I’ll spare you the complete tale of woe. Suffice to say that getting a hose from the exhaust riser to the water muffler, a distance of less than two feet, has been a challenge. In fact, that short distance is the reason for the difficulties. Anyone that has tried to bend exhaust hose will testify that two feet is not enough room to make any kind of bend. The solution? Centek fiberglass elbows. I tried to make the turns with 45 degree elbows but had to settle for 90 degree parts. In the end, the exhaust riser to muffle is almost entirely fiberglass with short pieces of rubber hose joining the the hard parts.

Frankenstein’s muffler

For the kids counting at home, that’s twelve T-bolt hose clamps.

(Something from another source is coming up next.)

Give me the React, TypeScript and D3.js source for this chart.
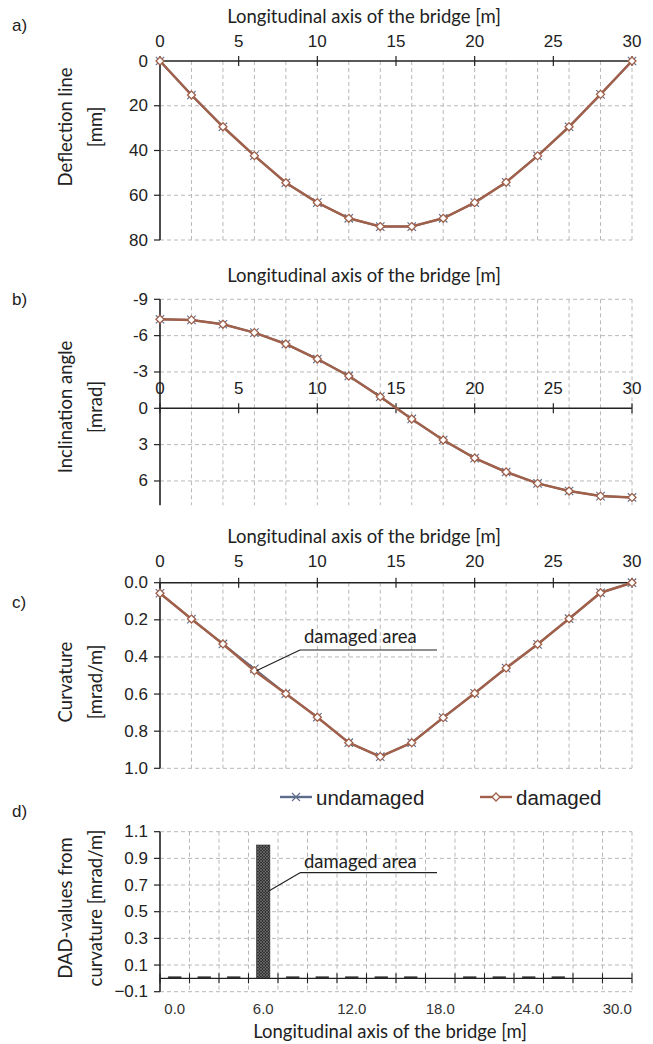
import React from "react";
import * as d3 from "d3";

// ---------- data ----------
const positions = [0, 2, 4, 6, 8, 10, 12, 14, 16, 18, 20, 22, 24, 26, 28, 30];
const deflectionUndamaged = [0, 15.2, 29.4, 42.3, 54.4, 63.3, 70.3, 74.0, 74.0, 70.3, 63.3, 54.2, 42.4, 29.4, 14.9, 0];
const deflectionDamaged = [0, 15.2, 29.4, 42.3, 54.4, 63.3, 70.3, 74.0, 74.0, 70.3, 63.3, 54.2, 42.4, 29.4, 14.9, 0];
const inclinationUndamaged = [-7.35, -7.3, -6.94, -6.25, -5.31, -4.07, -2.67, -0.96, 0.88, 2.62, 4.11, 5.26, 6.2, 6.83, 7.25, 7.36];
const inclinationDamaged = [-7.35, -7.3, -6.94, -6.25, -5.31, -4.07, -2.67, -0.96, 0.88, 2.62, 4.11, 5.26, 6.2, 6.83, 7.25, 7.36];
const curvatureUndamaged = [0.057, 0.196, 0.33, 0.464, 0.598, 0.725, 0.862, 0.937, 0.862, 0.727, 0.596, 0.46, 0.332, 0.194, 0.054, 0.0];
const curvatureDamaged = [0.057, 0.196, 0.33, 0.474, 0.598, 0.725, 0.862, 0.937, 0.862, 0.727, 0.596, 0.46, 0.332, 0.194, 0.054, 0.0];
const dadCategories = ["0.0", "2.0", "4.0", "6.0", "8.0", "10.0", "12.0", "14.0", "16.0", "18.0", "20.0", "22.0", "24.0", "26.0", "28.0", "30.0"];
const dadValues = [0.015, 0.015, 0.015, 1.0, 0.015, 0.015, 0.015, 0.015, 0.015, 0, 0.015, 0.015, 0.015, 0.015, 0, 0];
const dadLabelCategories = ["0.0", "6.0", "12.0", "18.0", "24.0", "30.0"];

const xMajorTicks = [0, 5, 10, 15, 20, 25, 30];
const inclinationTicks = [-9, -6, -3, 0, 3, 6];
const curvatureTicks = [0, 0.2, 0.4, 0.6, 0.8, 1.0];
const dadTicks = [1.1, 0.9, 0.7, 0.5, 0.3, 0.1, -0.1];

const xTitle = "Longitudinal axis of the bridge [m]";

// ---------- style ----------
const C_UND = "#5d6c8c";
const C_DAM = "#a0604a";
const GRID = "#b8b8b8";
const AXIS = "#222";
const SANS = "'Liberation Sans', Arial, sans-serif";
const HUM = "Lato, 'Open Sans', sans-serif";

const X0 = 160;
const X1 = 632;

const x = d3.scaleLinear().domain([0, 30]).range([X0, X1]);

function Grid({ y, yTicksGrid, top, bottom }: any) {
  return (
    <g>
      {positions.filter((p) => p > 0).map((p) => (
        <line key={"v" + p} x1={x(p)} x2={x(p)} y1={top} y2={bottom} stroke={GRID} strokeDasharray="4,3" strokeWidth={1} />
      ))}
      {yTicksGrid.map((t: number) => (
        <line key={"h" + t} x1={X0} x2={X1} y1={y(t)} y2={y(t)} stroke={GRID} strokeDasharray="4,3" strokeWidth={1} />
      ))}
    </g>
  );
}

function Series({ y, und, dam }: any) {
  const line = d3
    .line<number>()
    .x((_, i) => x(positions[i]))
    .y((v) => y(v));
  return (
    <g>
      <path d={line(und) || ""} fill="none" stroke={C_UND} strokeWidth={2} />
      {und.map((v: number, i: number) => {
        const cx = x(positions[i]);
        const cy = y(v);
        const s = 4.2;
        return (
          <path key={"u" + i} d={`M${cx - s},${cy - s}L${cx + s},${cy + s}M${cx - s},${cy + s}L${cx + s},${cy - s}`} stroke={C_UND} strokeWidth={1.1} />
        );
      })}
      <path d={line(dam) || ""} fill="none" stroke={C_DAM} strokeWidth={2.5} />
      {dam.map((v: number, i: number) => {
        const cx = x(positions[i]);
        const cy = y(v);
        const s = 4;
        return (
          <path key={"d" + i} d={`M${cx},${cy - s}L${cx + s},${cy}L${cx},${cy + s}L${cx - s},${cy}Z`} fill="#fff" stroke={C_DAM} strokeWidth={1.3} />
        );
      })}
    </g>
  );
}

function XAxis({ yPos, labelY }: any) {
  return (
    <g>
      <line x1={X0} x2={X1} y1={yPos} y2={yPos} stroke={AXIS} strokeWidth={1.6} />
      {xMajorTicks.map((t) => (
        <g key={t}>
          <line x1={x(t)} x2={x(t)} y1={yPos - 5} y2={yPos + 5} stroke={AXIS} strokeWidth={1.2} />
          <text x={x(t)} y={labelY} textAnchor="middle" dominantBaseline="central" fontFamily={SANS} fontSize={17} fill="#222">
            {t}
          </text>
        </g>
      ))}
    </g>
  );
}

function YAxis({ y, ticks, top, bottom, fmt }: any) {
  return (
    <g>
      <line x1={X0} x2={X0} y1={top} y2={bottom} stroke={AXIS} strokeWidth={1.6} />
      {ticks.map((t: number) => (
        <g key={t}>
          <line x1={X0 - 6} x2={X0} y1={y(t)} y2={y(t)} stroke={AXIS} strokeWidth={1.2} />
          <text x={148} y={y(t)} textAnchor="end" dominantBaseline="central" fontFamily={SANS} fontSize={17} fill="#222">
            {fmt ? fmt(t) : t}
          </text>
        </g>
      ))}
    </g>
  );
}

function YTitle({ lines, cy }: any) {
  return (
    <g>
      {lines.map((l: string, i: number) => {
        const xx = 65 + i * 30;
        return (
          <text key={i} x={xx} y={cy} transform={`rotate(-90 ${xx} ${cy})`} textAnchor="middle" dominantBaseline="central" fontFamily={HUM} fontSize={18.5} fill="#222">
            {l}
          </text>
        );
      })}
    </g>
  );
}

function Letter({ t, yy }: any) {
  return (
    <text x={12} y={yy} dominantBaseline="central" fontFamily={SANS} fontSize={17} fill="#222">
      {t}
    </text>
  );
}

function XTitle({ yy, cx }: any) {
  return (
    <text x={cx} y={yy} textAnchor="middle" dominantBaseline="central" fontFamily={HUM} fontSize={18.5} fill="#222">
      {xTitle}
    </text>
  );
}

export default function App() {
  // panel a
  const ya = d3.scaleLinear().domain([0, 80]).range([61, 240]);
  // panel b
  const yb = d3.scaleLinear().domain([-9, 0]).range([299.3, 408.3]);
  const bBottom = yb(8);
  // panel c
  const yc = d3.scaleLinear().domain([0, 1]).range([582.7, 768.3]);
  // panel d
  const yd = d3.scaleLinear().domain([-0.1, 1.1]).range([991.7, 831.7]);
  const xb = d3.scaleBand<string>().domain(dadCategories).range([X0, X1]).paddingInner(0).paddingOuter(0);
  const bw = xb.bandwidth() * 0.45;
  const boundaries = d3.range(dadCategories.length + 1).map((i) => X0 + i * xb.bandwidth());

  return (
    <svg width={653} height={1044} style={{ position: "absolute", left: 0, top: 0, background: "#fff" }}>
      <defs>
        <pattern id="hatch" width={3} height={3} patternUnits="userSpaceOnUse">
          <rect width={3} height={3} fill="#333" />
          <path d="M0,0L3,3M3,0L0,3" stroke="#7a7a7a" strokeWidth={0.6} />
        </pattern>
      </defs>

      {/* ---------- panel a ---------- */}
      <Letter t="a)" yy={25} />
      <XTitle yy={16} cx={364} />
      <Grid y={ya} yTicksGrid={[20, 40, 60, 80]} top={61} bottom={240} />
      <YAxis y={ya} ticks={[20, 40, 60, 80]} top={61} bottom={240} />
      <text x={148} y={ya(0)} textAnchor="end" dominantBaseline="central" fontFamily={SANS} fontSize={17} fill="#222">0</text>
      <XAxis yPos={ya(0)} labelY={41} />
      <YTitle lines={["Deflection line", "[mm]"]} cy={127} />
      <Series y={ya} und={deflectionUndamaged} dam={deflectionDamaged} />

      {/* ---------- panel b ---------- */}
      <Letter t="b)" yy={299} />
      <XTitle yy={275} cx={364} />
      <Grid y={yb} yTicksGrid={[-9, -6, -3, 3, 6]} top={yb(-9)} bottom={bBottom} />
      <YAxis y={yb} ticks={inclinationTicks} top={yb(-9)} bottom={bBottom} />
      <XAxis yPos={yb(0)} labelY={388} />
      <YTitle lines={["Inclination angle", "[mrad]"]} cy={407} />
      <Series y={yb} und={inclinationUndamaged} dam={inclinationDamaged} />

      {/* ---------- panel c ---------- */}
      <Letter t="c)" yy={602} />
      <XTitle yy={536} cx={364} />
      <Grid y={yc} yTicksGrid={[0.2, 0.4, 0.6, 0.8, 1.0]} top={yc(0)} bottom={yc(1)} />
      <YAxis y={yc} ticks={curvatureTicks} top={yc(0)} bottom={yc(1)} fmt={(t: number) => d3.format(".1f")(t)} />
      <XAxis yPos={yc(0)} labelY={561} />
      <YTitle lines={["Curvature", "[mrad/m]"]} cy={682} />
      <Series y={yc} und={curvatureUndamaged} dam={curvatureDamaged} />
      <g>
        <text x={304} y={636} dominantBaseline="central" fontFamily={HUM} fontSize={18.5} fill="#222">damaged area</text>
        <line x1={300} x2={437} y1={650} y2={650} stroke="#222" strokeWidth={1.2} />
        <line x1={300} x2={x(6) + 2} y1={650} y2={yc(curvatureDamaged[3])} stroke="#222" strokeWidth={1.2} />
      </g>

      {/* ---------- legend ---------- */}
      <g>
        <line x1={280} x2={312} y1={797} y2={797} stroke={C_UND} strokeWidth={2.4} />
        <path d="M292,793L300,801M292,801L300,793" stroke={C_UND} strokeWidth={1.1} />
        <text x={316} y={797} dominantBaseline="central" fontFamily={SANS} fontSize={20.5} fill="#222">undamaged</text>
        <line x1={480} x2={512} y1={797} y2={797} stroke={C_DAM} strokeWidth={2.4} />
        <path d="M496,793L500,797L496,801L492,797Z" fill="#fff" stroke={C_DAM} strokeWidth={1.3} />
        <text x={516} y={797} dominantBaseline="central" fontFamily={SANS} fontSize={20.5} fill="#222">damaged</text>
      </g>

      {/* ---------- panel d ---------- */}
      <Letter t="d)" yy={811} />
      <g>
        {boundaries.slice(1).map((bx, i) => (
          <line key={"dv" + i} x1={bx} x2={bx} y1={yd(1.1)} y2={yd(-0.1)} stroke={GRID} strokeDasharray="4,3" strokeWidth={1} />
        ))}
        {dadTicks.map((t) => (
          <line key={"dh" + t} x1={X0} x2={X1} y1={yd(t)} y2={yd(t)} stroke={GRID} strokeDasharray="4,3" strokeWidth={1} />
        ))}
      </g>
      {dadCategories.map((c, i) => {
        const v = dadValues[i];
        if (v <= 0) return null;
        const big = v > 0.5;
        return (
          <rect key={c} x={(xb(c) as number) + (xb.bandwidth() - bw) / 2} width={bw} y={yd(v)} height={yd(0) - yd(v)} fill={big ? "url(#hatch)" : "#333"} stroke={big ? "#222" : "none"} strokeWidth={0.6} />
        );
      })}
      <g>
        <line x1={X0} x2={X1} y1={yd(0)} y2={yd(0)} stroke={AXIS} strokeWidth={1.4} />
        {boundaries.map((bx, i) => (
          <line key={"dt" + i} x1={bx} x2={bx} y1={yd(0) - 5} y2={yd(0) + 5} stroke={AXIS} strokeWidth={1.1} />
        ))}
        {dadLabelCategories.map((c) => (
          <text key={c} x={(xb(c) as number) + xb.bandwidth() / 2} y={1008} textAnchor="middle" dominantBaseline="central" fontFamily={SANS} fontSize={15} fill="#333">
            {c}
          </text>
        ))}
      </g>
      <YAxis y={yd} ticks={dadTicks} top={yd(1.1)} bottom={yd(-0.1)} fmt={(t: number) => d3.format(".1f")(t)} />
      <YTitle lines={["DAD-values from", "curvature [mrad/m]"]} cy={908} />
      <text x={390} y={1031} textAnchor="middle" dominantBaseline="central" fontFamily={HUM} fontSize={18.5} fill="#222">
        {xTitle}
      </text>
      <g>
        <text x={304} y={861} dominantBaseline="central" fontFamily={HUM} fontSize={18.5} fill="#222">damaged area</text>
        <line x1={300} x2={437} y1={872.7} y2={872.7} stroke="#222" strokeWidth={1.2} />
        <line x1={300} x2={(xb("6.0") as number) + xb.bandwidth() / 2 + 6} y1={872.7} y2={890.7} stroke="#222" strokeWidth={1.2} />
      </g>
    </svg>
  );
}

The short distance to the muffler hopefully will mitigate the additional back pressure created by the two 90s. I expect that someone will post with a superior solution to this problem. I only ask that you be gentle.

This week may find us with a running engine but I won’t hold my breath. The weather here has been pretty crummy; lots of rain and wind but reasonably warm. Will we start the engine? Tune in next week.

3 thoughts on “If You Give a Mouse a Cookie

  1. Do you want the schematics for our fuel manifold? Mark did a truly brilliant job but t was time consuming so no need for me to dig those up unless you are really motivated. It solves a lot of the issues you are dealing with but again- major pain in the butt so if you want to skip it I 100% understand!

    • I would be very interested in Mark’s design. I visited the post http://theceolmors.blogspot.com/2012/10/gross-understatements-tacking-lessons.html and could see the drawing as well as some of the hardware. My design too has parallel Racors, but I reused the old exisiting ones. I really wanted to buy a pair of 500FG filters but my inner Scot would not allow it. If the diagram is in Visio, all the better.

      The fuel pump in the post looks quite sizable. Is that a transfer pump? We have a fuel transfer system that I have a handwritten diagram for but have yet to fully understand. One fuel project at a time.